Выбрать главу

Ну что же, надо прекращать дело… Нет, механизм получения ранения остается неясным. Проникающее ранение – это не поверхностный порез, не прокол. Оно требует значительного усилия. Подозреваемый утверждает, что девушка на пол не падала, ей помешала стена. Но стены в ванной облицованы кафелем и рукоять ножа должна просто скользить по кафелю и в том случае, если тело даже всей массой упрется в лезвие ножа, зажатого в руке. Упор, необходимый для проникновения лезвия в тело, отсутствует… Я выехал на дополнительный осмотр квартиры. Раковина в ванной по-прежнему отсутствовала, а плитка на стенах была выложена халтурно: швы шириной местами превышали один сантиметр, а неровности между плитками достигали 0,5 сантиметра. Такая неровность в совокупности с цементным швом вполне могла препятствовать скольжению по плитке окантованной алюминием рукояти кухонного ножа, что и было наглядно продемонстрировано. Причем это происходило и при отклонении ножа от вертикали. Конечно, нужно экспертное заключение.

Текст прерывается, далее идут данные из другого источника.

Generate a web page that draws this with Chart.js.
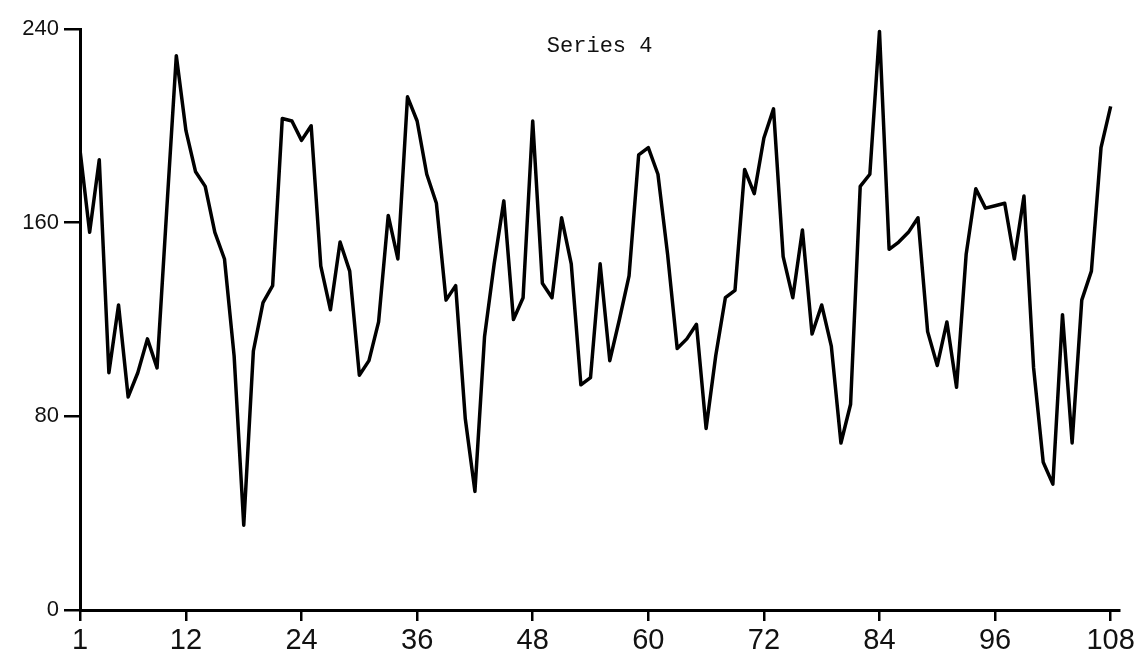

Я печатал постановление о назначении дополнительной судебно-медицинской экспертизы, когда в кабинете появился подозреваемый со своим адвокатом. «Мы заявляем ходатайство о проведении следственного эксперимента с участием судебного медика» – адвокат демонстративно положил на стол лист бумаги с текстом ходатайства. В ответ на его напористую интонацию, я улыбнулся. «И не надо улыбаться, – эмоционально продолжил адвокат, – я считаю это необходимым и прошу расписаться в приеме ходатайства». Продолжая улыбаться, я развернул лежащий на столе лист с конспективным рукописным планом расследования: «Проведение эксперимента мною запланировано. Запишите себе дату и время его проведения». С удивлением и уважением поглядев на меня, адвокат все же попросил приобщить ходатайство к делу.

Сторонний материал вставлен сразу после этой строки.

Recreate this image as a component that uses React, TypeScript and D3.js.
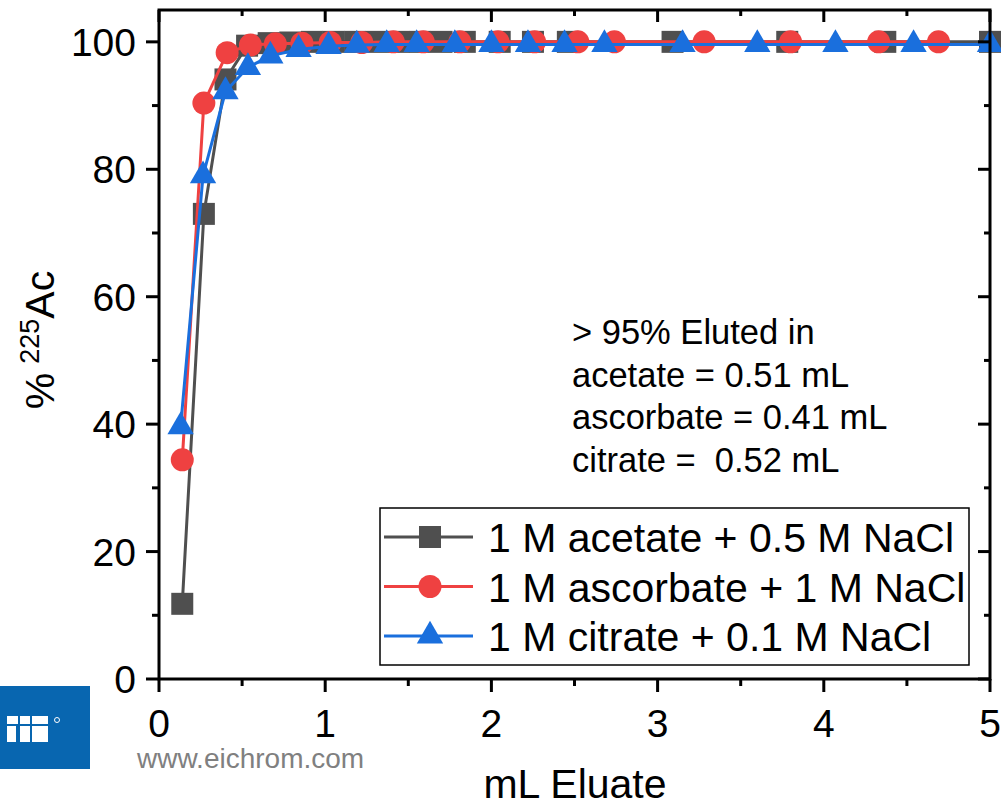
import React from 'react';
import * as d3 from 'd3';

// volume eluted (mL) and % 225Ac for each eluent
const acetateX = [0.14, 0.27, 0.40, 0.53, 0.66, 0.79, 0.92, 1.05, 1.18, 1.31, 1.44, 1.57, 1.70, 1.84, 2.05, 2.25, 2.46, 3.09, 3.78, 4.37, 5.0];
const acetateY = [11.8, 73, 94.1, 99.4, 99.8, 99.9, 100, 100, 100, 100, 100, 100, 100, 100, 100, 100, 100, 100, 100, 100, 100];

const ascorbateX = [0.14, 0.27, 0.41, 0.55, 0.70, 0.86, 1.03, 1.22, 1.41, 1.59, 1.81, 2.04, 2.26, 2.52, 2.74, 3.28, 3.80, 4.33, 4.69];
const ascorbateY = [34.4, 90.4, 98.3, 99.5, 99.7, 99.8, 99.9, 99.9, 100, 100, 100, 100, 100, 100, 100, 100, 100, 100, 100];

const citrateX = [0.13, 0.265, 0.40, 0.535, 0.67, 0.84, 1.02, 1.19, 1.37, 1.55, 1.78, 2.0, 2.22, 2.44, 2.68, 3.15, 3.6, 4.07, 4.54, 5.0];
const citrateY = [39.6, 79, 92.2, 96, 97.8, 98.8, 99.3, 99.5, 99.6, 99.6, 99.6, 99.6, 99.6, 99.6, 99.6, 99.6, 99.6, 99.6, 99.6, 99.6];

const seriesNames = ['1 M acetate + 0.5 M NaCl', '1 M ascorbate + 1 M NaCl', '1 M citrate + 0.1 M NaCl'];
const xTicks = [0, 1, 2, 3, 4, 5];
const yTicks = [0, 20, 40, 60, 80, 100];
const noteLines = ['> 95% Eluted in', 'acetate = 0.51 mL', 'ascorbate = 0.41 mL', 'citrate =  0.52 mL'];

const FONT = 'Liberation Sans, Arial, sans-serif';

export default function App() {
  const left = 159, right = 990, top = 10, bottom = 679;
  const x = d3.scaleLinear().domain([0, 5]).range([left, right]);
  const y = d3.scaleLinear().domain([0, 105]).range([bottom, top]);

  const series = [
    { name: seriesNames[0], xs: acetateX, ys: acetateY, color: '#4f4f4f', shape: 'square' },
    { name: seriesNames[1], xs: ascorbateX, ys: ascorbateY, color: '#ef4141', shape: 'circle' },
    { name: seriesNames[2], xs: citrateX, ys: citrateY, color: '#1a6fdd', shape: 'triangle' },
  ];

  const line = d3.line<[number, number]>().x(d => x(d[0])).y(d => y(d[1]));
  const sym = {
    square: d3.symbol().type(d3.symbolSquare).size(22 * 22)(),
    circle: d3.symbol().type(d3.symbolCircle).size(Math.PI * 11.5 * 11.5)(),
    triangle: d3.symbol().type(d3.symbolTriangle).size(300)(),
  } as Record<string, string>;

  const xMinor = d3.range(0.5, 5, 1);
  const yMinor = d3.range(10, 105, 20);

  return (
    <svg width={1001} height={804} style={{ position: 'absolute', left: 0, top: 0, background: '#fff' }} fontFamily={FONT}>
      {/* series */}
      {series.map(s => {
        const pts = s.xs.map((v, i) => [v, s.ys[i]] as [number, number]);
        return (
          <g key={s.name}>
            <path d={line(pts) || ''} fill="none" stroke={s.color} strokeWidth={3} />
            {pts.map((p, i) => (
              <path key={i} d={sym[s.shape]} transform={`translate(${x(p[0])},${y(p[1])})`} fill={s.color} />
            ))}
          </g>
        );
      })}

      {/* frame */}
      <rect x={left} y={top} width={right - left} height={bottom - top} fill="none" stroke="#000" strokeWidth={3} />

      {/* bottom & top ticks */}
      {xTicks.map(t => (
        <g key={'xt' + t}>
          <line x1={x(t)} x2={x(t)} y1={bottom} y2={bottom + 13} stroke="#000" strokeWidth={3} />
          <line x1={x(t)} x2={x(t)} y1={top} y2={top + 12} stroke="#000" strokeWidth={3} />
          <text x={x(t)} y={737} fontSize={39} textAnchor="middle">{t}</text>
        </g>
      ))}
      {xMinor.map(t => (
        <g key={'xm' + t}>
          <line x1={x(t)} x2={x(t)} y1={bottom} y2={bottom + 7} stroke="#000" strokeWidth={3} />
          <line x1={x(t)} x2={x(t)} y1={top} y2={top + 6} stroke="#000" strokeWidth={3} />
        </g>
      ))}

      {/* left & right ticks */}
      {yTicks.map(t => (
        <g key={'yt' + t}>
          <line x1={left - 13} x2={left} y1={y(t)} y2={y(t)} stroke="#000" strokeWidth={3} />
          <line x1={right - 12} x2={right} y1={y(t)} y2={y(t)} stroke="#000" strokeWidth={3} />
          <text x={136} y={y(t) + 14} fontSize={39} textAnchor="end">{t}</text>
        </g>
      ))}
      {yMinor.map(t => (
        <g key={'ym' + t}>
          <line x1={left - 7} x2={left} y1={y(t)} y2={y(t)} stroke="#000" strokeWidth={3} />
          <line x1={right - 6} x2={right} y1={y(t)} y2={y(t)} stroke="#000" strokeWidth={3} />
        </g>
      ))}

      {/* axis titles */}
      <text x={575} y={798} fontSize={41} textAnchor="middle">mL Eluate</text>
      <text transform="translate(54,340) rotate(-90)" fontSize={41} textAnchor="middle">
        %<tspan dx={9} dy={-15} fontSize={27}>225</tspan><tspan dy={15}>Ac</tspan>
      </text>

      {/* note */}
      {noteLines.map((l, i) => (
        <text key={l} x={572} y={344 + i * 42.5} fontSize={34.5} style={{ whiteSpace: 'pre' }}>{l}</text>
      ))}

      {/* legend */}
      <rect x={380} y={508} width={589} height={157} fill="#fff" stroke="#000" strokeWidth={1.5} />
      {series.map((s, i) => {
        const ly = 537 + i * 49.5;
        return (
          <g key={'lg' + i}>
            <line x1={384} x2={473} y1={ly} y2={ly} stroke={s.color} strokeWidth={3} />
            <path d={sym[s.shape]} transform={`translate(430,${ly})`} fill={s.color} />
            <text x={488} y={ly + 15} fontSize={41}>{s.name}</text>
          </g>
        );
      })}

      {/* logo */}
      <rect x={0} y={686} width={90} height={83} fill="#0866b0" />
      <g fill="#fff">
        <rect x={7} y={716} width={41} height={8} />
        <rect x={7} y={726} width={9} height={16} />
        <rect x={18} y={726} width={12} height={16} />
        <rect x={32} y={726} width={16} height={16} />
        <rect x={18} y={716} width={2} height={26} fill="#0866b0" />
        <rect x={30} y={716} width={2} height={26} fill="#0866b0" />
      </g>
      <circle cx={57} cy={720} r={2.5} fill="none" stroke="#fff" strokeWidth={1} />
      <text x={137} y={768} fontSize={28} fill="#808080">www.eichrom.com</text>
    </svg>
  );
}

На следственном эксперименте судебно-медицинский эксперт первоначально при понятых выразил недоумение нахождением подозреваемого на свободе и сомнение в необходимости проведения эксперимента: какое сомнение может вызывать нанесение ножевого удара? Пришлось напомнить ему, что меру пресечения и необходимость проведения следственных действий определяет следователь, а его обязанность присутствовать при проведении следственного эксперимента, внося, при необходимости, поправки в действия его участников и замечания в пределах своей компетенции. А свои мотивированные выводы он изложит в своем заключении. Женщина-дублер, незначительно отличавшаяся по росту и комплекции с погибшей, демонстрировала её действия с муляжом ножа по указанию подозреваемого. При этом было отражено состояние плиток и швов напротив муляжа ножа, зажатого в ее отведенной за спину правой руке. Замечаний от эксперта не последовало. Спустя неделю заключение было готово. Передавая его, проработавший более 20 лет эксперт сказал: «Не буду на старости лет брать грех на душу. Я не могу исключить причинения проникающего ранения при обстоятельствах, продемонстрированных при следственном эксперименте».

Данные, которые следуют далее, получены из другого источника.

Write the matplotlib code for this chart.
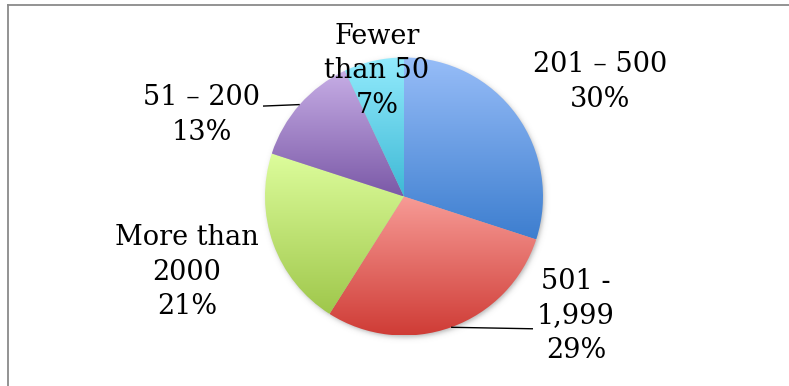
import numpy as np
import matplotlib
matplotlib.use("Agg")
import matplotlib.pyplot as plt
from matplotlib.colors import LinearSegmentedColormap

# company size breakdown
labels = ["201 \u2013 500", "501 -\n1,999", "More than\n2000", "51 \u2013 200", "Fewer\nthan 50"]
shares = [30, 29, 21, 13, 7]

# top / bottom colours of each slice gradient
grad_top = ["#97bdf8", "#f79b96", "#ddfd9c", "#c7aee6", "#93ebfd"]
grad_bot = ["#3d7ecf", "#cf3c36", "#9fc74b", "#7b59a7", "#3eb9d5"]

W, H = 789, 386
fig = plt.figure(figsize=(W / 100, H / 100), dpi=100)
ax = fig.add_axes([0, 0, 1, 1])

cx, cy, R = 404, H - 196.5, 139

# soft drop shadow under the pie
xs = np.linspace(cx - R - 20, cx + R + 20, 400)
ys = np.linspace(cy - R - 20, cy + R + 20, 400)
gx, gy = np.meshgrid(xs, ys)
d = np.hypot(gx - (cx + 1.5), gy - (cy - 2.5))
sh = np.zeros(gx.shape + (4,))
sh[..., :3] = 0.35
sh[..., 3] = 0.45 * 0.5 * (1 - np.tanh((d - R) / 3.0))
ax.imshow(sh, extent=[xs[0], xs[-1], ys[0], ys[-1]], origin="lower", zorder=1,
          interpolation="bilinear")

wedges, _ = ax.pie(shares, center=(cx, cy), radius=R, startangle=90,
                   counterclock=False, frame=True,
                   wedgeprops=dict(facecolor="none", edgecolor="none"))

for w, c0, c1 in zip(wedges, grad_top, grad_bot):
    ext = w.get_path().get_extents()
    cmap = LinearSegmentedColormap.from_list("g", [c0, c1])
    g = np.linspace(0, 1, 256)[:, None] * np.ones((1, 4))
    im = ax.imshow(g, cmap=cmap, vmin=0, vmax=1, aspect="auto",
                   extent=[ext.x0, ext.x1, ext.y0, ext.y1], origin="upper",
                   zorder=2, interpolation="bilinear")
    im.set_clip_path(w)

# label centres in pixel coords (y from top)
label_xy = [(600, 82), (576, 316), (187, 272), (202, 115), (377, 71)]
font = dict(family="DejaVu Serif", size=19.5, color="black")
for lab, s, (lx, ly) in zip(labels, shares, label_xy):
    ax.text(lx, H - ly, f"{lab}\n{s}%", ha="center", va="center",
            multialignment="center", linespacing=1.38, zorder=5, **font)

# leader lines from slice edge midpoint to the label
leaders = {1: 533, 3: 263}
for i, x_end in leaders.items():
    w = wedges[i]
    mid = np.deg2rad((w.theta1 + w.theta2) / 2)
    px, py = cx + R * np.cos(mid), cy + R * np.sin(mid)
    ax.plot([px, x_end], [py, py - 1.5], color="black",
            lw=1.0, zorder=4, solid_capstyle="butt")

# chart frame (left and top edges visible)
ax.plot([8, 8], [0, H - 5], color="#8a8a8a", lw=1.3, zorder=6)
ax.plot([8, W], [H - 5, H - 5], color="#8a8a8a", lw=1.3, zorder=6)

ax.set_xlim(0, W)
ax.set_ylim(0, H)
ax.set_aspect("equal")
ax.axis("off")

fig.savefig("out.png", dpi=100, facecolor="white")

Такое заключение послужило подтверждением моего убеждения в невиновности Константина в причинении ножевого ранения, повлекшего смерть. Я прекратил уголовное дело за отсутствием состава преступления. Ознакомившись с постановлением, прокурор отменять его не стал. Мать погибшей приехать в прокуратуру знакомиться с постановлением отказалась, сославшись на занятость на работе. Отправлять копию постановления почтой я не счел возможным и, с её согласия, приехал к ней на работу. Психологически непросто общаться с матерью погибшего человека, тем более объяснять ей, что смерть близкого человека наступила по трагическому стечению обстоятельств. Но я считал это обязанностью следователя. Мой монолог, изредка прерываемый вопросами и её репликами, занял почти полчаса. Сначала мать слушала меня, лишь мирясь с этой необходимостью, и только спустя десять минут первый раз поглядела мне в лицо. В итоге она сказала: «Я тоже не верила тому, что Костя убил её». И совсем неожиданно я услышал: «Спасибо вам, что не сказали ни одного плохого слова про дочь».

Пригласил я и бывшего обвиняемого, пришедшего со своим адвокатом. Обоим вручил по копии постановления. Надо было видеть лицо адвоката, на котором недоверие сменило изумление, которое он и не пытался скрыть. «Вот это да!» И тут же с беспокойством: «А как посмотрит прокурор?» «Прокурор и мать Елены с моим решением согласились» – ответил я. Адвокат молча пожал мне руку. Иногда молчание бывает красноречивее слов.